Book Freak #11: Decluttering
Here's how Andy Warhol dealt with clutter: every once in a while, he'd scoop stuff off his studio desks and tables into cardboard boxes, tape them up, write the date on them, and put them into storage. These hundreds time capsules turned out to be wonderful for his archivists. I use a modified version of Andy's decluttering method. When my desk gets overloaded, I put everything in a plastic bin and hide it in the closet. With a clean desk, I can think more clearly. Later, I'll go back to the bin and deal with the stuff in it.
In this issue of Book Freak: three pieces of advice for dealing with clutter.
Do you have advice from books you'd like to share? Email me: mark@boingboing.net.
Clutter fills the future with the past
"An interesting thing about records is that we tend to see them again. That's what they're there for, after all. There's something about looking backward, however, which seems to damage the soul.
Reactivating dead thought patterns, over and over again, we can feel old desires like ghosts, moving us this way and that as we put ourselves under their sway again. A 15-year-old boy remembers wanting to become an astronaut. A 23-year-old man laments a lost girlfriend. Even the little things carry ghosts: a shopping list never fulfilled for an old project, a half-finished drawing, a story idea in a line.

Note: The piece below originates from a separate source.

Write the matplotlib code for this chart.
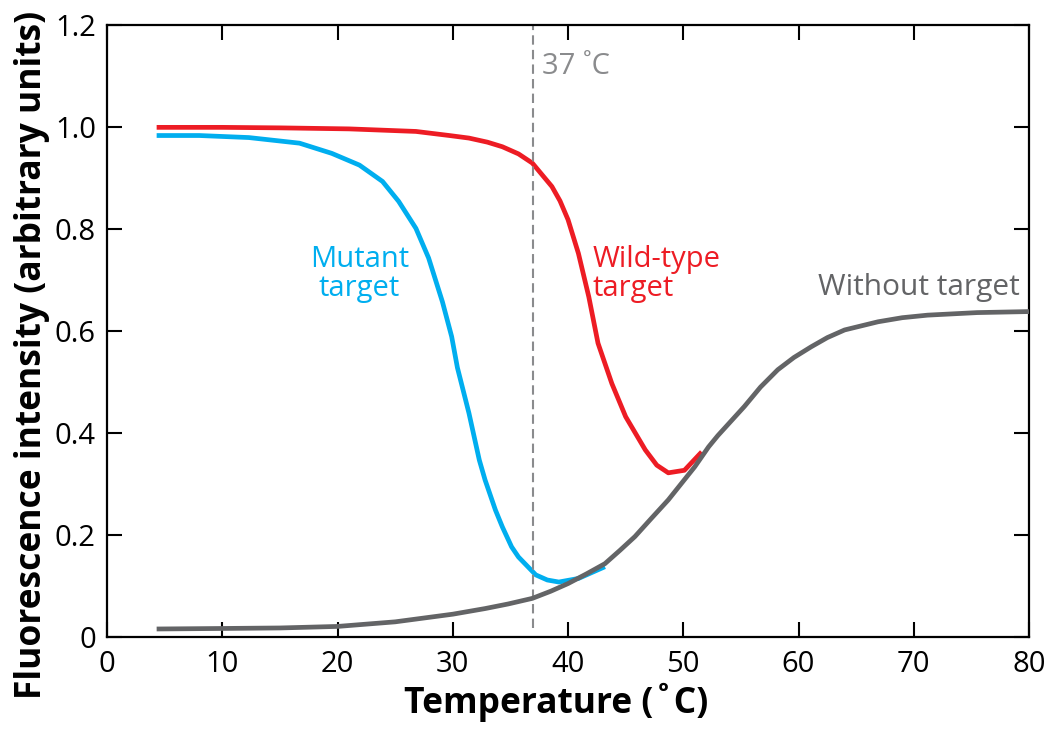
import matplotlib.pyplot as plt

# values
temp_wild = [4.3, 10, 15, 21.0, 26.8, 29.7, 31.4, 33.0, 34.3, 35.7, 36.9, 38.6, 39.3, 40.0,
             40.9, 41.8, 42.6, 43.8, 45.0, 46.7, 47.7, 48.7, 50.1, 51.6]
fluor_wild = [0.999, 0.999, 0.998, 0.996, 0.991, 0.983, 0.978, 0.970, 0.961, 0.947, 0.929,
              0.883, 0.855, 0.818, 0.752, 0.667, 0.576, 0.497, 0.432, 0.367, 0.337, 0.322,
              0.327, 0.363]

temp_mutant = [4.3, 8, 12.3, 16.7, 19.5, 21.9, 23.9, 25.3, 26.8, 27.9, 29.1, 29.9, 30.4,
               31.4, 32.3, 32.8, 33.7, 34.3, 35.1, 35.7, 37.2, 38.2, 39.2, 40.9, 42.9, 43.2]
fluor_mutant = [0.983, 0.983, 0.979, 0.968, 0.948, 0.925, 0.893, 0.854, 0.801, 0.743, 0.657,
                0.589, 0.528, 0.439, 0.347, 0.308, 0.249, 0.216, 0.177, 0.157, 0.122, 0.112,
                0.108, 0.115, 0.135, 0.138]

temp_none = [4.3, 10, 15, 20, 25, 30, 32.8, 34.8, 36.9, 38.5, 40.0, 41.6, 43.2, 44.5, 45.8,
             47.2, 48.7, 51.0, 52.2, 53.0, 55.3, 56.7, 58.2, 59.6, 61.1, 62.5, 64.0, 66.9,
             69.0, 71.2, 75.5, 80]
fluor_none = [0.016, 0.017, 0.018, 0.021, 0.030, 0.045, 0.056, 0.065, 0.076, 0.090, 0.105,
              0.124, 0.144, 0.170, 0.197, 0.232, 0.269, 0.334, 0.373, 0.395, 0.452, 0.490,
              0.524, 0.548, 0.569, 0.587, 0.602, 0.618, 0.626, 0.631, 0.636, 0.638]

x_ticks = [0, 10, 20, 30, 40, 50, 60, 70, 80]
y_ticks = [0, 0.2, 0.4, 0.6, 0.8, 1.0, 1.2]
y_ticklabels = ['0', '0.2', '0.4', '0.6', '0.8', '1.0', '1.2']

RED = '#ED1C24'
BLUE = '#00AEEF'
GRAY = '#636466'
LIGHT = '#8A8B8D'

plt.rcParams['font.family'] = ['Open Sans', 'DejaVu Sans']

fig = plt.figure(figsize=(10.5, 7.29), dpi=100)
ax = fig.add_axes([0.102, 0.126, 0.878, 0.840])

ax.plot(temp_none, fluor_none, color=GRAY, lw=3.4, solid_capstyle='butt',
        solid_joinstyle='round', zorder=3)
ax.plot(temp_mutant, fluor_mutant, color=BLUE, lw=3.4, solid_capstyle='butt',
        solid_joinstyle='round', zorder=2)
ax.plot(temp_wild, fluor_wild, color=RED, lw=3.4, solid_capstyle='butt',
        solid_joinstyle='round', zorder=2)

dash, = ax.plot([37, 37], [0.017, 1.2], color=LIGHT, lw=1.5)
dash.set_dashes([4.5, 2.5])

ax.text(37.7, 1.118, '37 ˚C', color=LIGHT, fontsize=21, ha='left', va='center')
ax.text(21.9, 0.712, 'Mutant\ntarget', color=BLUE, fontsize=21, ha='center',
        va='center', linespacing=1.0)
ax.text(42.1, 0.712, 'Wild-type\ntarget', color=RED, fontsize=21, ha='left',
        va='center', linespacing=1.0)
ax.text(79.2, 0.686, 'Without target', color=GRAY, fontsize=21.5, ha='right', va='center')

ax.set_xlim(0, 80)
ax.set_ylim(0, 1.2)
ax.set_xticks(x_ticks)
ax.set_yticks(y_ticks)
ax.set_yticklabels(y_ticklabels)
ax.tick_params(direction='in', length=11, width=1.5, top=True, right=True,
               labelsize=21, colors='black', pad=8)
ax.tick_params(axis='x', pad=9)
for sp in ax.spines.values():
    sp.set_linewidth(1.6)

ax.set_xlabel('Temperature (˚C)', fontsize=25.5, fontweight='bold')
ax.set_ylabel('Fluorescence intensity (arbitrary units)', fontsize=25.5,
              fontweight='bold')
ax.xaxis.set_label_coords(0.4875, -0.075)
ax.yaxis.set_label_coords(-0.062, 0.461)

fig.savefig('out.png', dpi=100)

If the bad memories nag, happy memories can be even worse. Winning a medal in sixth grade. Old soccer trophies. A special love letter. To be sure, we remember these times with love and fondness, but there is also something bad there. There can come to be a strange gnawing feeling and a dissatisfaction with a present that can never live up to the polished memories of old expectations.
Be careful of what you force yourself to remember. Be mindful when sending messages to your future self, because it might not want to be bothered so much."
― Lion Kimbro, Mind Performance Hacks: Tips & Tools for Overclocking Your Brain
Should you keep it?
“If you have it, use it. If you don't use it, don't have it.”
― Nagisa Tatsumi, The Art of Discarding: How to Get Rid of Clutter and Find Joy
Think twice before you buy
“Decide before you purchase anything where you are going to keep it and what you are going to use it for. If your answers to either of these questions are vague, then you are about to purchase clutter. Desist from buying.”